Challenger Debra Goldman, a former volunteer firefighter and emergency medical technician, is a member of the Wake County school board. She has no experience in accounting, and offers no compelling reason to unseat the incumbent who does. A recent article about a 2010 robbery at her home and conflicting accounts of what police were told about her relationship with the suspect raise concerns about her integrity.

Beyond that though, Wood has done a commendable job. Her expertise has been valuable in several high-profile audits. Her office issued a blistering assessment of problems with the State Health Plan in 2009, identifying failures of oversight and leadership. This year, top law enforcers in Gov. Bev Perdue’s administration got skewered as Wood’s audit slammed them for abusing state vehicle privileges and trying to thwart the investigation.

Wood is the kind of watchdog and bulldog we need as state auditor. We recommend Beth Wood.

Treasurer

The state treasurer acts as the chief investment officer for all retirement funds and is responsible for their integrity. The job requires a high level of expertise and the strictest ethics. He or she acts as the state’s banker, overseeing the disbursement of funds and chairing the commission that decides how much debt local governments can amass. As of January 1, the treasurer also oversees the State Health Plan.

Incumbent Democrat Janet Cowell has proved she is up to the job. She holds an MBA from the Wharton School of Economics and has worked as a securities analyst for a bank and financial firm.

The Treasurer’s office has come under scrutiny for some losses including Facebook’s IPO – the Treasurer’s office has filed a lawsuit over the matter – but Cowell’s leadership shines nonetheless. Even in a deep recession, North Carolina has maintained a triple-A Bond rating for strong financial and debt management practices. The state is also ranked as the 5th-best funded pension in the country.

Cowell has also been a vocal proponent of financial literacy to help young people learn how to manage money.

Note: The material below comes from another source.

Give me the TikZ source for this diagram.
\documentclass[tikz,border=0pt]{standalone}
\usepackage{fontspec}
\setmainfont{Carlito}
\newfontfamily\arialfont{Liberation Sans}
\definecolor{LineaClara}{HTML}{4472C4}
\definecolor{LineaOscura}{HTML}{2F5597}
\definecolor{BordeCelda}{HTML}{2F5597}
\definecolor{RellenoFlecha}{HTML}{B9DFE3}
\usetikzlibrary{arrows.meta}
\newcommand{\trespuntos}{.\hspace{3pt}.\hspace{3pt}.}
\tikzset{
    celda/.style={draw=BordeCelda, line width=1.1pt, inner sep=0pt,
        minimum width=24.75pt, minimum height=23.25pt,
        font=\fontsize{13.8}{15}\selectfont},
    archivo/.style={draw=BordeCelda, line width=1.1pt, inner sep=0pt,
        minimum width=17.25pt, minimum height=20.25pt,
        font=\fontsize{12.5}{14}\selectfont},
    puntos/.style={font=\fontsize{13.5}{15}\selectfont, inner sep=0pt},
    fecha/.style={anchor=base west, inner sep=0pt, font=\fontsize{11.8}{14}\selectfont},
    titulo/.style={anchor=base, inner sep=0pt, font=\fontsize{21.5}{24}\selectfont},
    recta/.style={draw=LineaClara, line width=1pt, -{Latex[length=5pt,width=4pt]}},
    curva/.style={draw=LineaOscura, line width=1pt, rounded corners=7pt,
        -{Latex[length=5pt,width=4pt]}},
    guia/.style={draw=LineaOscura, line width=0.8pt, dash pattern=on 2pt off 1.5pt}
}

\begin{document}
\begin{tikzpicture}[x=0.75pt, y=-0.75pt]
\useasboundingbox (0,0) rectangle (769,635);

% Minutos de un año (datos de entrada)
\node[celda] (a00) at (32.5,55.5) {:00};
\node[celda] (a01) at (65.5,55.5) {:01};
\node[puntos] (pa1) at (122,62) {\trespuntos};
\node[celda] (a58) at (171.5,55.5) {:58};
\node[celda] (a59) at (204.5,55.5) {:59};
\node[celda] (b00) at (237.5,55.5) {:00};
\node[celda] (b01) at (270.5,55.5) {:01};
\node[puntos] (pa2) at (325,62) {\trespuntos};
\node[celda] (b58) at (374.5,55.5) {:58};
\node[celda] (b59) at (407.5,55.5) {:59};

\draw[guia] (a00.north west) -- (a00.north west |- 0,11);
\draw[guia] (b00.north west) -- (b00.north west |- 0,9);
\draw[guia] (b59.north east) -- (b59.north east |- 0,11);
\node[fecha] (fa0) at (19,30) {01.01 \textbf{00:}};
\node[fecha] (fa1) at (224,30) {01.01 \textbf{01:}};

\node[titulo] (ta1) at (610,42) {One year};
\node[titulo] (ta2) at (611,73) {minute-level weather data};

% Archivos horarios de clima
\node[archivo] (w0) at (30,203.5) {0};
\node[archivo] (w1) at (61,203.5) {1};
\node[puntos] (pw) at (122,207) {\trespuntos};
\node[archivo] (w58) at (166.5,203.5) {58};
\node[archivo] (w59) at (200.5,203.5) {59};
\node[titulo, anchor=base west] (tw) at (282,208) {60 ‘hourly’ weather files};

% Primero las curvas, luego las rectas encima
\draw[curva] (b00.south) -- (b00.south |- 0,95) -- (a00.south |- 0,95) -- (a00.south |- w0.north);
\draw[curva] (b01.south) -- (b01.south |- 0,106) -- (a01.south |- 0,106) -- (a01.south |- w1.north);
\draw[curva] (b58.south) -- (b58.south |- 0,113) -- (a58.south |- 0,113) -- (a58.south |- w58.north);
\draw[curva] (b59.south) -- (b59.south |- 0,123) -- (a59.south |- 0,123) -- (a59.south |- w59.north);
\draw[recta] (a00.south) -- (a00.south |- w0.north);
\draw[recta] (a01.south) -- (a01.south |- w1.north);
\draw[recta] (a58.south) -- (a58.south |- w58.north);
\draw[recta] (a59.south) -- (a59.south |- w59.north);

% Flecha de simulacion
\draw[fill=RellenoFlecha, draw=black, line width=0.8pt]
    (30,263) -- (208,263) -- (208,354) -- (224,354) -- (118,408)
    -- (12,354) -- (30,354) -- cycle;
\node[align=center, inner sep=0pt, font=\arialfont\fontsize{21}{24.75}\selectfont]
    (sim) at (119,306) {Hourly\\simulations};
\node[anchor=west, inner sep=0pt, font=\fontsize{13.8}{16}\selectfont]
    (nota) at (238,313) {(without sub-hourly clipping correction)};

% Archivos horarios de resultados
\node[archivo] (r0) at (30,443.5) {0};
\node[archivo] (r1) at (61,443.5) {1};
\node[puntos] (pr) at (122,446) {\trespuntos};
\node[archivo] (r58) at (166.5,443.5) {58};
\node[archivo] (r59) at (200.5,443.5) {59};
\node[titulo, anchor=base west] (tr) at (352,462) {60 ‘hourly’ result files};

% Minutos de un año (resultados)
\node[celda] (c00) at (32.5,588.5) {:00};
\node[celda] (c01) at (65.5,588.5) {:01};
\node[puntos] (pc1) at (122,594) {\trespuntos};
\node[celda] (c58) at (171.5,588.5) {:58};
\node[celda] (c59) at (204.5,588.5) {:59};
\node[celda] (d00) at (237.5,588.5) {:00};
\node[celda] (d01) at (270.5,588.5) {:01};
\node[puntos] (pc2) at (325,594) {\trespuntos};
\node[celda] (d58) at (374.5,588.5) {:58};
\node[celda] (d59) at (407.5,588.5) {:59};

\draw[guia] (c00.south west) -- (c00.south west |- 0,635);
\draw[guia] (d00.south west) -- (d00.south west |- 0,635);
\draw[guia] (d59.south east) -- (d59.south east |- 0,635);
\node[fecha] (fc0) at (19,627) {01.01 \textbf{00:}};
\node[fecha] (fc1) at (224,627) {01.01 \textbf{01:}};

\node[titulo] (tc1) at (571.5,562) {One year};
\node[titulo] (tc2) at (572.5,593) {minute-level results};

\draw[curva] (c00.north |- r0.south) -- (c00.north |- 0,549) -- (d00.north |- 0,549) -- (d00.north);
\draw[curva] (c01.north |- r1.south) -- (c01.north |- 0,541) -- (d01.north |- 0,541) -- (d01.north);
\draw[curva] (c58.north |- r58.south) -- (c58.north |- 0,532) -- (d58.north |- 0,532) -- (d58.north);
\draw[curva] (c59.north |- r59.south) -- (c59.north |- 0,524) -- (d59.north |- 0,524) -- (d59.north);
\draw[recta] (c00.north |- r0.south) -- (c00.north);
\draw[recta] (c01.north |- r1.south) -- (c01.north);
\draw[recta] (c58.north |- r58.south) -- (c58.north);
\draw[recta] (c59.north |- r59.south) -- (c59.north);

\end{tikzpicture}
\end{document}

She pushed for N.C. legislation to make such literacy a part of the public school curriculum, and this year it was.

Republican Steve Royal is a licensed certified public accountant. He offers no good reason to get rid of someone who has steadily handled the state’s money. We recommend Janet Cowell.

Superintendent of Public Instruction

Two-term incumbent June Atkinson hasn’t had an easy time as superintendent of public instruction. Both Gov. Mike Easley and Gov. Bev Perdue, fellow Democrats, sought to put their own persons in charge of education through appointments. But Atkinson fought back when Perdue tried in 2009 to elevate state school board chair Bill Harrison to CEO of North Carolina’s schools. Atkinson sued on constitutional grounds, and won.

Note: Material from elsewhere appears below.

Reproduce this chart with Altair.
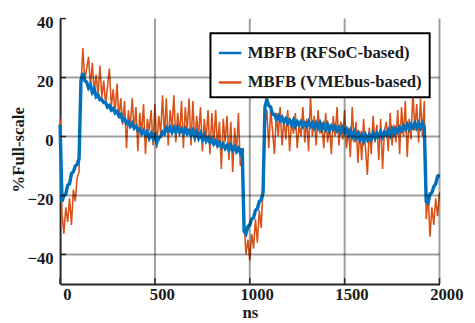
import altair as alt
import pandas as pd

# time axis (ns), sampled every 10 ns
T = list(range(0, 2001, 10))

RFSOC = [
    4, -22, -20, -19.5, -16.5, -16, -12.5, -12, -10, -9.5,
    -7.5, 19, 21.5, 19, 18.5, 16.5, 17.5, 15, 16, 13.5,
    14, 12.5, 12.5, 11.5, 11.5, 10, 10.5, 9, 9.5, 8,
    8.5, 7, 7.5, 5.5, 6, 4.5, 5, 3.5, 4.5, 3,
    3.5, 2, 2.5, 1, 2, 0.5, 1.5, -0.5, 1, -0.5,
    0.5, -2, -0.5, 0, 1.5, 1, 3, 2, 3, 1.5,
    3, 1.5, 3, 1.5, 2.5, 1, 2.5, 1, 2, 0.5,
    2, 0, 1.5, -0.5, 1, -1, 0.5, -1.5, -0.5, -2,
    -1, -2.5, -1.5, -3, -2, -3.5, -2.5, -4, -3, -4.5,
    -3, -4.5, -3.5, -5, -4, -5.5, -4, -32, -33, -30.5,
    -30, -28, -27.5, -25, -24.5, -22, -21.5, -19, 10, 12.5,
    10.5, 10, 7.5, 7.5, 6, 7, 5.5, 6.5, 5, 6,
    4.5, 5.5, 4, 5.5, 3.5, 5, 4, 5, 3.5, 4.5,
    3.5, 5, 3.5, 4.5, 3, 4.5, 3, 4.5, 2.5, 4,
    2.5, 4, 2, 3.5, 2.5, 3.5, 2, 3, 1.5, 3,
    1.5, 2.5, 0.5, 2, 0, 1.5, -0.5, 1, -1, 0.5,
    -1.5, 0.5, -1, 0.5, -1, 1, -0.5, 1, 0, 1.5,
    0, 1.5, 0.5, 2, 0.5, 2.5, 1, 2.5, 1.5, 3,
    2, 3.5, 2.5, 4, 2.5, 4, 3, 4.5, 3, 4.5,
    3, 4.5, 3, -22, -22.5, -19.5, -19, -17, -16, -13.5,
    -13,
]

VME = [
    6, -26, -33, -24, -29, -21, -30, -18, -22, -14,
    -12, 17, 30, 19, 23, 27, 17, 25, 15, 21,
    14, 24, 13, 19, 11, 17, 23, 10, 16, 8,
    18, 6, 13, 4, 12, -4, 9, 3, 13, 2,
    10, -5, 8, 1, 11, -6, 6, 2, 9, -3,
    11, -4, 7, 1, 14, 0, 13, -3, 9, 3,
    14, -2, 8, 0, 12, -4, 10, 2, 13, -3,
    12, -2, 7, 0, 10, -5, 6, -1, 9, -6,
    8, -3, 9, -4, 5, -11, 6, -2, 7, -8,
    5, -12, 3, -6, 8, -10, -8, -30, -40, -35,
    -42, -33, -38, -28, -36, -25, -31, -17, 4, 9,
    -4, 9, 2, -6, 8, 0, 10, -3, 6, -1,
    9, -5, 5, 1, 8, -4, 4, 0, 10, -2,
    6, -5, 14, 0, 7, -3, 9, 1, 5, -4,
    8, -2, 4, -6, 7, 0, 10, -3, 5, -1,
    9, -4, 3, -7, 10, -2, 5, -9, 2, -8,
    6, -4, -13, 3, -6, 7, -2, 4, -8, 6,
    -11, 2, 5, -5, 8, -3, 4, -2, 9, -6,
    10, 0, 12, -7, 6, -1, 15, 2, 11, -2,
    13, 0, 12, -28, -20, -34, -24, -30, -21, -27,
    -19,
]

SERIES = ["MBFB (RFSoC-based)", "MBFB (VMEbus-based)"]
COLORS = ["#0072BD", "#D95319"]
X_TICKS = [0, 500, 1000, 1500, 2000]
Y_TICKS = [-40, -20, 0, 20, 40]
X_GRID = [500, 1000, 1500, 2000]
Y_GRID = [-40, -20, 0, 20]

df_b = pd.DataFrame({"t": T, "v": RFSOC, "s": SERIES[0]})
df_o = pd.DataFrame({"t": T, "v": VME, "s": SERIES[1]})

FONT = "Liberation Serif"
TXT = "#1a1a1a"

xs = alt.Scale(domain=[0, 2000], nice=False, zero=False)
ys = alt.Scale(domain=[-50, 40], nice=False, zero=False)
cs = alt.Scale(domain=SERIES, range=COLORS)

xaxis = alt.Axis(
    values=X_TICKS, format="d", grid=False, ticks=False, domainColor="#262626",
    domainWidth=2, labelFont=FONT, labelFontSize=17, labelFontWeight="bold",
    labelColor=TXT, labelPadding=3, labelOffset=7, labelFlush=False,
    title="ns", titleFont=FONT, titleFontSize=17, titleFontWeight="bold",
    titleColor=TXT, titleY=34, titleBaseline="alphabetic",
)
yaxis = alt.Axis(
    values=Y_TICKS, format="d", grid=False, ticks=False, domainColor="#262626",
    domainWidth=2, labelFont=FONT, labelFontSize=17, labelFontWeight="bold",
    labelColor=TXT, labelPadding=7, labelOffset=4,
    title="%Full-scale", titleFont=FONT, titleFontSize=17, titleFontWeight="bold",
    titleColor=TXT, titleX=-42, titleY=133, titleBaseline="middle", titleAngle=270,
)

legend = alt.Legend(
    title=None, orient="none", legendX=153, legendY=15, direction="vertical",
    symbolType="stroke", symbolSize=529, symbolStrokeWidth=2.5,
    labelFont=FONT, labelFontSize=17, labelFontWeight="bold", labelColor=TXT,
    labelLimit=400, labelOffset=5, padding=7, rowPadding=9,
    strokeColor="black", fillColor="white",
)

X = alt.X("t:Q", scale=xs, axis=xaxis)
Y = alt.Y("v:Q", scale=ys, axis=yaxis)

orange = alt.Chart(df_o).mark_line(strokeWidth=1.6).encode(
    x=X, y=Y, color=alt.Color("s:N", scale=cs, legend=legend)
)
blue = alt.Chart(df_b).mark_line(strokeWidth=3.5).encode(
    x=X, y=Y, color=alt.Color("s:N", scale=cs, legend=legend)
)

xgrid = alt.Chart(pd.DataFrame({"t": X_GRID})).mark_rule(
    color="black", opacity=0.38, strokeWidth=2
).encode(x=X)
ygrid = alt.Chart(pd.DataFrame({"v": Y_GRID})).mark_rule(
    color="black", opacity=0.38, strokeWidth=2
).encode(y=Y)

yticks = alt.Chart(pd.DataFrame({"v": Y_TICKS})).mark_rule(
    color="#262626", strokeWidth=1.5
).encode(y=Y, x=alt.value(0), x2=alt.value(6))
xticks = alt.Chart(pd.DataFrame({"t": X_TICKS})).mark_rule(
    color="#262626", strokeWidth=1.5
).encode(x=X, y=alt.value(270), y2=alt.value(264))

chart = alt.layer(orange, blue, xgrid, ygrid, yticks, xticks).properties(
    width=386, height=270,
    padding={"left": 53, "top": 8, "right": 28, "bottom": 38},
    autosize=alt.AutoSizeParams(type="none"),
).configure_view(stroke="transparent").configure_legend(strokeWidth=2)

chart.save("out.html", embed_options={"renderer": "svg", "actions": False})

Still, superintendents of public instruction have only had nominal authority. Constitutionally, the superintendent is secretary and chief administrator of the N.C. Board of Education. The board has the duties of supervising and administering the school system. And the N.C. legislature regularly makes education policy by what it emphasizes and funds.

Atkinson, a former teacher and long-time educator, kept advocating for the education needs of N.C. students despite stumbling blocks.

Republican challenger John Tedesco, a Wake County school board member, talks passionately about the need for new perspectives on education and he feels he brings that as someone who has not been a part of the education establishment. But Tedesco’s performance on the Wake school board gives us pause. He helped create division and chaos in Wake schools with policies he pushed, and the way he pushed them. He also engaged in harsh exchanges with the public.

We think June Atkinson is the better choice.